Einen offenen Standard für derartige AR-Anwendungen biete auch Wikitude mit ARML 2.0, der sich wie die anderen beiden “Standards” um das Vermischen von virtuellen und reellen Bildern kümmert. So sei es leicht, die Brille zum Teleprompter zu machen, neurologische Gestenerkennung einzubauen und Lerninhalte mit Realbildern zu vermengen. Mystakidis, der mit ARML arbeitet, ist sich sicher: “Augmented Reality wird zum Mainstream”. Es fehle nur noch an guten Business-Plänen – aus dem Geek-Umfeld ist die Technik längst heraus.

Wir gehen sogar so weit zu behaupten, dass schon 2013 das Jahr wird, in dem mit Augmented Reality richtig Geld verdient wird. Und zwar erst einmal im Produktmarketing.

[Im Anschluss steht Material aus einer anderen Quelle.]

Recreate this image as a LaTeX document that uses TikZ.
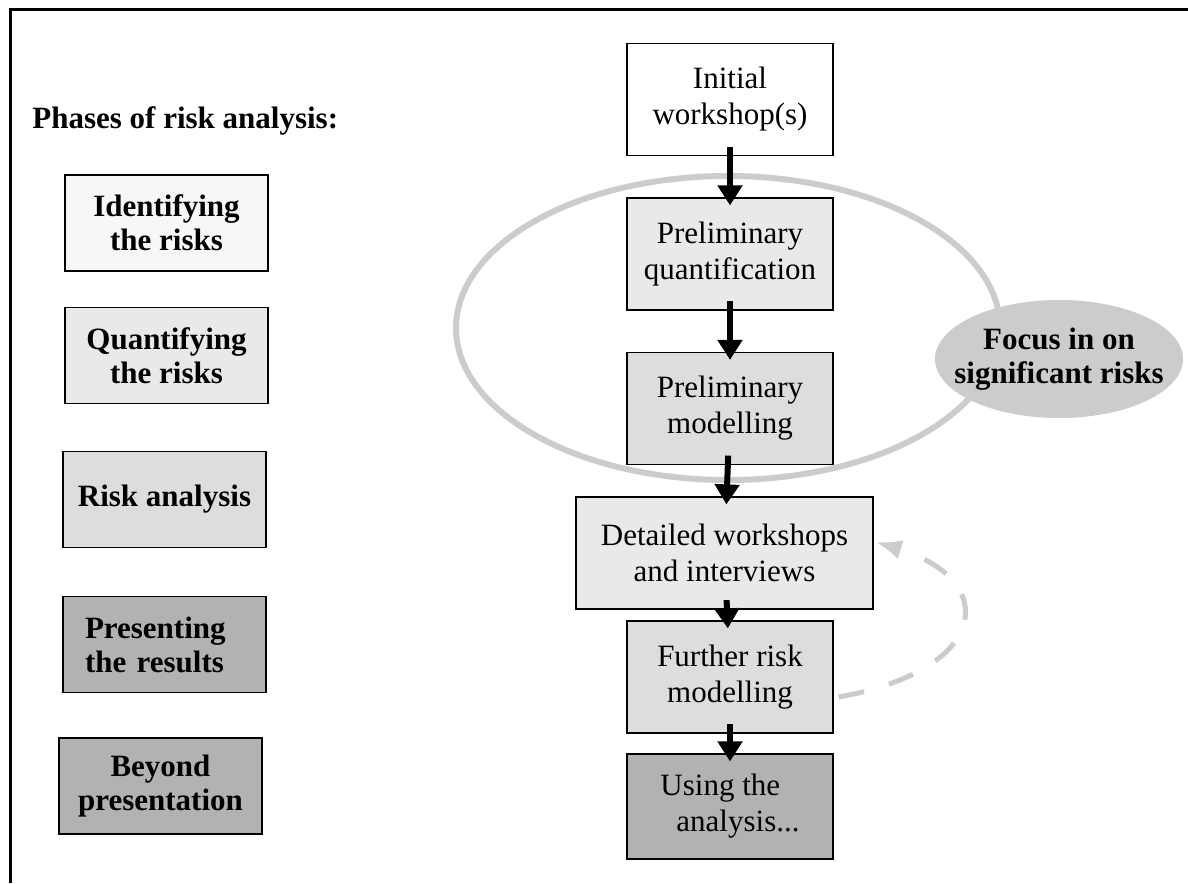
\documentclass[tikz,border=0pt]{standalone}
\usepackage{fontspec}
\setmainfont{Liberation Serif}
\usepackage{tikz}
\usetikzlibrary{arrows.meta}
\definecolor{shadeA}{HTML}{F7F7F7}
\definecolor{shadeB}{HTML}{E9E9E9}
\definecolor{shadeC}{HTML}{DDDDDD}
\definecolor{shadeD}{HTML}{B2B2B2}
\definecolor{ringgray}{HTML}{CCCCCC}
\tikzset{
  font={\fontsize{15.5pt}{18pt}\selectfont},
  phase/.style={draw=black, line width=0.6pt, inner sep=0pt, align=center,
    minimum width=101.5pt, minimum height=48pt, font={\fontsize{15.5pt}{17pt}\selectfont\bfseries}},
  stage/.style={draw=black, line width=0.6pt, inner sep=0pt, align=center,
    minimum width=103pt, minimum height=56pt},
  flow/.style={line width=3pt, -{Triangle[length=10pt,width=12pt]},
    shorten <=-4.75pt, shorten >=-4pt},
  loopback/.style={ringgray, line width=2.5pt, dash pattern=on 13pt off 13pt,
    -{Latex[length=13pt,width=10pt]}},
}

\begin{document}
\begin{tikzpicture}[x=0.5pt, y=-0.5pt]
\useasboundingbox (0,0) rectangle (1188,883);
%% frame, only top and left edges show
\draw[line width=1.5pt] (10,883) -- (10,10) -- (1188,10);

%% left column: the phases
\node[anchor=base west, inner sep=0pt, font={\fontsize{15.5pt}{17pt}\selectfont\bfseries}] (title) at (32,128) {Phases of risk analysis:};
\node[phase, fill=shadeA] (ident) at (166.5,223) {Identifying\\the risks};
\node[phase, fill=shadeB] (quant) at (166.5,355.5) {Quantifying\\the risks};
\node[phase, fill=shadeC] (riskan) at (164.5,499.5) {Risk analysis};
\node[phase, fill=shadeD, align=left, text width=79.5pt, inner xsep=11pt] (present) at (164.5,644.5) {Presenting\\the results};
\node[phase, fill=shadeD] (beyond) at (160.5,786) {Beyond\\presentation};

%% the ring round the preliminary steps
\draw[ringgray, line width=3pt] (728,328) ellipse [x radius=136pt, y radius=76pt];

%% right column: the process
\node[stage, fill=white] (init) at (730,99.5) {Initial\\workshop(s)};
\node[stage, fill=shadeB] (pquant) at (730,254) {Preliminary\\quantification};
\node[stage, fill=shadeC] (pmodel) at (730,408.5) {Preliminary\\modelling};
\node[stage, fill=shadeB, minimum width=148.5pt] (detail) at (724.5,553) {Detailed workshops\\and interviews};
\node[stage, fill=shadeC] (further) at (730,677) {Further risk\\modelling};
\node[stage, fill=shadeD, minimum height=52.5pt, align=left] (using) at (730,806.5) {Using the\\\hspace*{8pt}analysis...};

\draw[flow] (init) -- (pquant);
\draw[flow] (pquant) -- (pmodel);
\draw[flow] (pmodel) -- (detail);
\draw[flow] (detail) -- (further);
\draw[flow] (further) -- (using);

%% feedback loop
\draw[loopback] ([xshift=2.5pt,yshift=-10pt]further.east) .. controls +(152,-27) and +(125,38) .. ([xshift=1pt,yshift=5.5pt]detail.east);

%% callout
\fill[ringgray] (1059,359) ellipse [x radius=62pt, y radius=29.5pt];
\node[align=center, font={\fontsize{15.5pt}{17pt}\selectfont\bfseries}] (focus) at (1059,359) {Focus in on\\significant risks};
\end{tikzpicture}
\end{document}
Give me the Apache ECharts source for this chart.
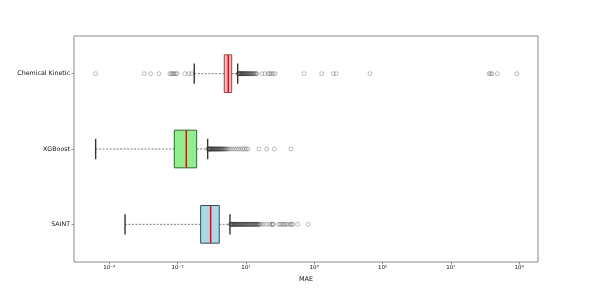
<!DOCTYPE html>
<html>
<head>
<meta charset="utf-8">
<script src="https://cdn.jsdelivr.net/npm/echarts@6/dist/echarts.min.js"></script>
<style>html,body{margin:0;padding:0;background:#fff}#c{width:598px;height:299px}</style>
</head>
<body>
<div id="c"></div>
<script>
// Categories, bottom to top
var categories = ['SAINT', 'XGBoost', 'Chemical Kinetic'];
// Box statistics: [whiskerLow, Q1, median, Q3, whiskerHigh]
var statsSAINT = [0.0029, 0.474, 0.93, 1.66, 3.42];
var statsXGBoost = [0.0004, 0.080, 0.180, 0.362, 0.76];
var statsChem = [0.308, 2.33, 3.05, 3.84, 5.75];
// Outliers
var outSAINT = [3.5, 3.6, 3.7, 3.8, 3.9, 4.0, 4.1, 4.2, 4.3, 4.45, 4.6, 4.75, 4.9, 5.05, 5.2, 5.35, 5.5, 5.7, 5.9, 6.1, 6.3, 6.5, 6.7, 6.95, 7.2, 7.45, 7.7, 8.0, 8.3, 8.6, 8.9, 9.2, 9.6, 10.0, 10.3, 10.7, 11.1, 11.5, 12.0, 12.5, 13.0, 13.5, 14.1, 14.7, 15.3, 16.0, 16.6, 17.3, 18.0, 18.8, 19.6, 20.5, 21.3, 22.2, 23.2, 24.2, 25.3, 29, 34, 40.6, 50, 57, 60, 63, 89, 100, 112, 125, 137, 155, 174, 200, 219, 240, 329, 672];
var outXGBoost = [0.78, 0.8, 0.82, 0.84, 0.86, 0.88, 0.9, 0.92, 0.95, 0.97, 0.99, 1.02, 1.05, 1.08, 1.11, 1.14, 1.17, 1.2, 1.24, 1.28, 1.32, 1.36, 1.4, 1.45, 1.5, 1.55, 1.6, 1.66, 1.72, 1.78, 1.84, 1.9, 1.97, 2.05, 2.15, 2.25, 2.35, 2.5, 2.65, 2.8, 3.0, 3.4, 3.9, 4.5, 5.2, 6.0, 6.9, 7.9, 9.0, 10.2, 11.5, 24.2, 40.7, 68, 209];
var outChem = [0.0004, 0.0106, 0.0163, 0.0285, 0.060, 0.066, 0.072, 0.079, 0.088, 0.0955, 0.165, 0.216, 0.26, 5.9, 6.05, 6.2, 6.35, 6.5, 6.7, 6.9, 7.1, 7.3, 7.5, 7.7, 7.9, 8.1, 8.35, 8.6, 8.9, 9.2, 9.5, 9.8, 10.1, 10.5, 10.9, 11.3, 11.7, 12.2, 12.7, 13.2, 13.8, 14.4, 15.1, 15.8, 16.6, 17.5, 18.5, 19.6, 21.0, 29.6, 36, 45, 50, 55, 63, 72, 503, 1660, 3630, 4350, 43000, 1.3e8, 1.45e8, 1.6e8, 2.3e8, 8.5e8];
// Tick values
var tickValues = [1e-3, 1e-1, 1e1, 1e3, 1e5, 1e7, 1e9];
var xMin = 9.3e-5, xMax = 3.55e9;

var boxColors = ['#add8e6', '#90ee90', '#ffb6c1'];
var edgeColors = ['#2f4f5f', '#2e6b2e', '#8b4a4a'];

var supMap = {'-': '⁻', '0': '⁰', '1': '¹', '2': '²', '3': '³', '4': '⁴', '5': '⁵', '6': '⁶', '7': '⁷', '8': '⁸', '9': '⁹'};
function fmt(v) {
  var e = String(Math.round(Math.log10(v)));
  return '10' + e.split('').map(function (c) { return supMap[c]; }).join('');
}

var boxData = [[0].concat(statsSAINT), [1].concat(statsXGBoost), [2].concat(statsChem)];

function renderBox(params, api) {
  var ci = api.value(0);
  var y = api.coord([1, ci])[1];
  var band = Math.abs(api.coord([1, 1])[1] - api.coord([1, 0])[1]);
  var xs = [1, 2, 3, 4, 5].map(function (k) { return api.coord([api.value(k), ci])[0]; });
  var bh = band * 0.5, ch = band * 0.27;
  var dash = {stroke: '#444', lineWidth: 0.7, lineDash: [2, 1.5]};
  var cap = {stroke: '#333', lineWidth: 1.4};
  return {
    type: 'group',
    children: [
      {type: 'line', shape: {x1: xs[0], y1: y, x2: xs[1], y2: y}, style: dash},
      {type: 'line', shape: {x1: xs[3], y1: y, x2: xs[4], y2: y}, style: dash},
      {type: 'line', shape: {x1: xs[0], y1: y - ch / 2, x2: xs[0], y2: y + ch / 2}, style: cap},
      {type: 'line', shape: {x1: xs[4], y1: y - ch / 2, x2: xs[4], y2: y + ch / 2}, style: cap},
      {type: 'rect', shape: {x: xs[1], y: y - bh / 2, width: xs[3] - xs[1], height: bh},
        style: {fill: boxColors[ci], stroke: edgeColors[ci], lineWidth: 1}},
      {type: 'line', shape: {x1: xs[2], y1: y - bh / 2, x2: xs[2], y2: y + bh / 2},
        style: {stroke: '#ff0000', lineWidth: 1.5}}
    ]
  };
}

function pts(arr, cat) { return arr.map(function (v) { return [v, cat]; }); }
var outStyle = {color: 'rgba(0,0,0,0)', borderColor: 'rgba(50,50,50,0.65)', borderWidth: 0.6};

var chart = echarts.init(document.getElementById('c'), null, {renderer: 'canvas'});
chart.setOption({
  animation: false,
  backgroundColor: '#fff',
  grid: {left: 74, right: 60, top: 36, bottom: 37, show: true, borderColor: '#8a8a8a', borderWidth: 1, backgroundColor: 'transparent'},
  xAxis: {
    type: 'log', logBase: 10, min: xMin, max: xMax,
    name: 'MAE', nameLocation: 'middle', nameGap: 12,
    nameTextStyle: {fontFamily: 'DejaVu Sans', fontSize: 6.5, color: '#111'},
    axisLine: {show: false},
    splitLine: {show: false},
    minorTick: {show: false},
    axisTick: {show: true, length: 2.5, lineStyle: {color: '#555', width: 0.6}, customValues: tickValues},
    axisLabel: {fontFamily: 'DejaVu Sans', fontSize: 5.5, color: '#111', margin: 3, customValues: tickValues, formatter: fmt}
  },
  yAxis: {
    type: 'category', data: categories,
    axisLine: {show: false},
    axisTick: {show: true, alignWithLabel: true, length: 2.5, lineStyle: {color: '#555', width: 0.6}},
    axisLabel: {fontFamily: 'DejaVu Sans', fontSize: 6.3, color: '#111', margin: 4},
    splitLine: {show: false}
  },
  series: [
    {type: 'scatter', symbol: 'circle', symbolSize: 4, itemStyle: outStyle, data: pts(outSAINT, 'SAINT'), z: 3},
    {type: 'scatter', symbol: 'circle', symbolSize: 4, itemStyle: outStyle, data: pts(outXGBoost, 'XGBoost'), z: 3},
    {type: 'scatter', symbol: 'circle', symbolSize: 4, itemStyle: outStyle, data: pts(outChem, 'Chemical Kinetic'), z: 3},
    {type: 'custom', renderItem: renderBox, data: boxData, encode: {x: [1, 2, 3, 4, 5], y: 0}, z: 4}
  ]
});
</script>
</body>
</html>
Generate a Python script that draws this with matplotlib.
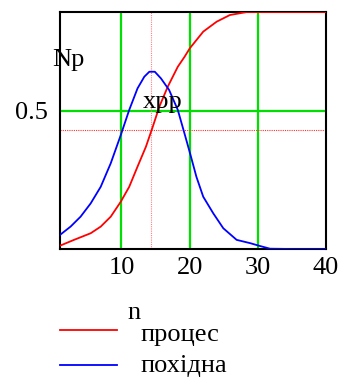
import matplotlib
matplotlib.use("Agg")
import matplotlib.pyplot as plt
from matplotlib.lines import Line2D

# Data
x_proc = [1, 3.05, 5.5, 6.97, 8.44, 9.91, 11.15, 12.37, 13.6, 14.6, 15.57, 16.8, 18.27, 19.26, 20.04, 22.0, 23.97, 25.9, 28.4, 30, 35, 40]
y_proc = [0.012, 0.033, 0.057, 0.081, 0.117, 0.171, 0.225, 0.298, 0.37, 0.442, 0.515, 0.587, 0.659, 0.695, 0.726, 0.786, 0.822, 0.846, 0.857, 0.857, 0.857, 0.857]

x_der = [1, 2.55, 4.02, 5.5, 6.97, 8.44, 9.91, 11.15, 12.37, 13.36, 14.1, 14.9, 15.8, 17.0, 18.27, 19.25, 20.2, 21.0, 22.0, 23.47, 24.94, 26.9, 28.9, 30.3, 31.8, 35, 40]
y_der = [0.051, 0.081, 0.117, 0.165, 0.225, 0.31, 0.412, 0.503, 0.581, 0.623, 0.641, 0.641, 0.617, 0.575, 0.503, 0.418, 0.334, 0.261, 0.189, 0.129, 0.075, 0.033, 0.021, 0.011, 0.001, 0.0, 0.0]

xpp = 14.3
Np = 0.43
x_ticks = [10, 20, 30, 40]
y_ticks = [0.5]
legend_labels = ["процес", "похідна"]

W, H = 348, 378
fig = plt.figure(figsize=(W / 100, H / 100), dpi=100)
ax = fig.add_axes([60 / W, (H - 249) / H, 266 / W, 237 / H])

serif = ["Liberation Serif", "DejaVu Serif"]
fs = 19

for v in x_ticks[:-1]:
    ax.axvline(v, color="#00e000", lw=1.6, zorder=1)
for v in y_ticks:
    ax.axhline(v, color="#00e000", lw=1.6, zorder=1)

ax.axvline(xpp, color="#ff8080", lw=0.8, ls=(0, (1, 1)), zorder=1.5)
ax.axhline(Np, color="#ff3030", lw=0.8, ls=(0, (1, 1)), zorder=1.5)

ax.plot(x_proc, y_proc, color="red", lw=1.3, zorder=3)
ax.plot(x_der, y_der, color="blue", lw=1.3, zorder=3)

ax.set_xlim(1, 40)
ax.set_ylim(0, 0.857)
ax.set_xticks(x_ticks)
ax.set_yticks(y_ticks)
ax.set_xticklabels([str(t) for t in x_ticks], fontfamily=serif, fontsize=fs)
ax.set_yticklabels(["0.5"], fontfamily=serif, fontsize=fs)
ax.tick_params(axis="x", length=0, pad=6)
ax.tick_params(axis="y", length=0, pad=9)
for s in ax.spines.values():
    s.set_linewidth(1.5)
    s.set_color("black")

def ft(x, y, s, **kw):
    fig.text(x / W, 1 - y / H, s, fontfamily=serif, fontsize=fs, **kw)

ft(52, 66, "Np", va="baseline")
ft(143, 108, "xpp", va="baseline")
ft(127, 319, "n", va="baseline")

fig.add_artist(Line2D([60 / W, 117 / W], [1 - 330 / H, 1 - 330 / H], color="red", lw=1.3))
fig.add_artist(Line2D([60 / W, 117 / W], [1 - 365 / H, 1 - 365 / H], color="blue", lw=1.3))
ft(140, 341, legend_labels[0], va="baseline")
ft(140, 372, legend_labels[1], va="baseline")

fig.savefig("out.png", dpi=100)
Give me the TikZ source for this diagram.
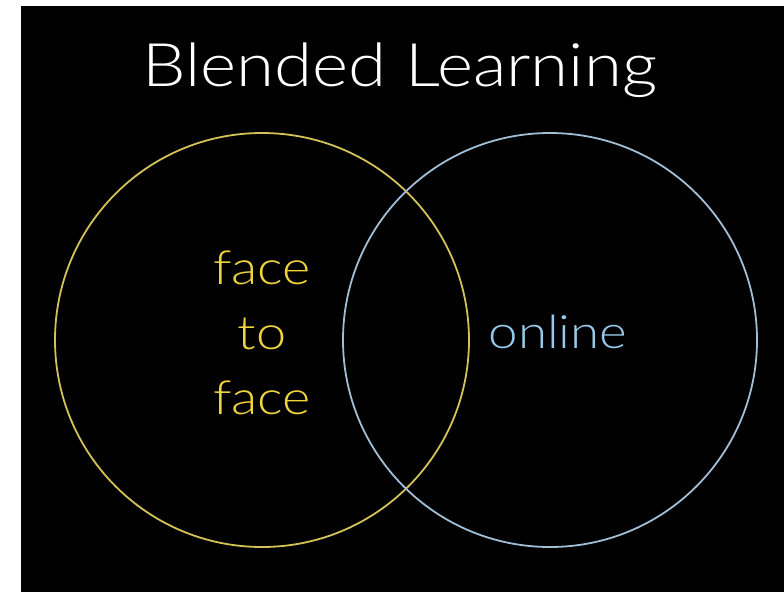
\documentclass[tikz,border=0pt]{standalone}
\usepackage{fontspec}
\setmainfont{Lato Light}[FakeStretch=1.15]
\usepackage{tikz}

\definecolor{ftfyellow}{RGB}{240,212,60}
\definecolor{ftfline}{RGB}{210,194,88}
\definecolor{onlineblue}{RGB}{150,202,235}
\definecolor{onlineline}{RGB}{160,190,212}

\begin{document}
\begin{tikzpicture}[x=1pt, y=-1pt]
	\fill[white] (0, 0) rectangle (784, 592);
	\fill[black] (21, 6) rectangle (784, 592);
	\useasboundingbox (0, 0) rectangle (784, 592);

	\node[text=white, font=\fontsize{60}{60}\selectfont] (title) at (400, 70) {Blended Learning};

	\node[shape=circle, draw=ftfline, line width=1.8pt, minimum size=414pt] (C1) at (262, 340) {};
	\node[shape=circle, draw=onlineline, line width=1.8pt, minimum size=414pt] (C2) at (550, 340) {};

	\node[text=ftfyellow, align=center, font=\fontsize{47}{65}\selectfont] (ftf) at (262, 333) {face\\to\\face};
	\node[text=onlineblue, font=\fontsize{46}{65}\selectfont] (online) at (558, 332) {online};

\end{tikzpicture}
\end{document}
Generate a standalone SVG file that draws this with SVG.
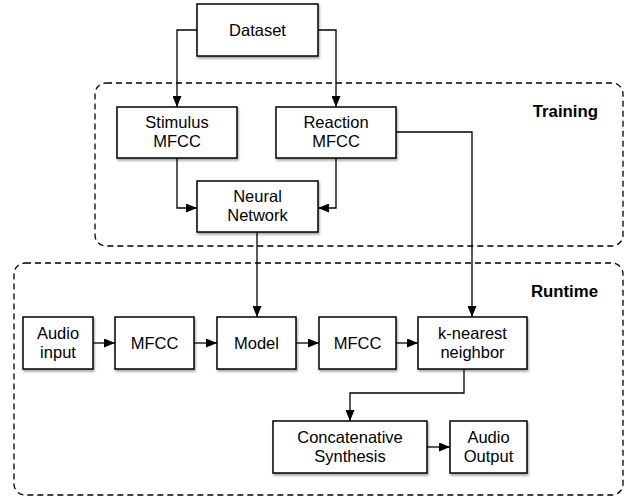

Ein Smartphone-Blick auf das Objekt der Begierde zeigt schnell die zugehörigen Daten eines PCs, eine 3D-Anzeige zeigt die Farbauswahl eines Pullovers, der gerade ins Kamerasichtfeld des Smartphones gerät oder ein Kameraschwenk auf die Pommes Frites zeigt ganz einfach den Preis der anvisierten Nahrung.

So, wie Anfang der 90er zunächst die Web-Firmen Aufbauarbeit leisteten, bevor der Kommerz das Internet überflutete, beginnen jetzt die AR-Entwickler, kreative “erweiterte” Welten aufzubauen – die sich schnell zum “nächsten großen Ding” im digitalen Kommerz entwickeln könnten.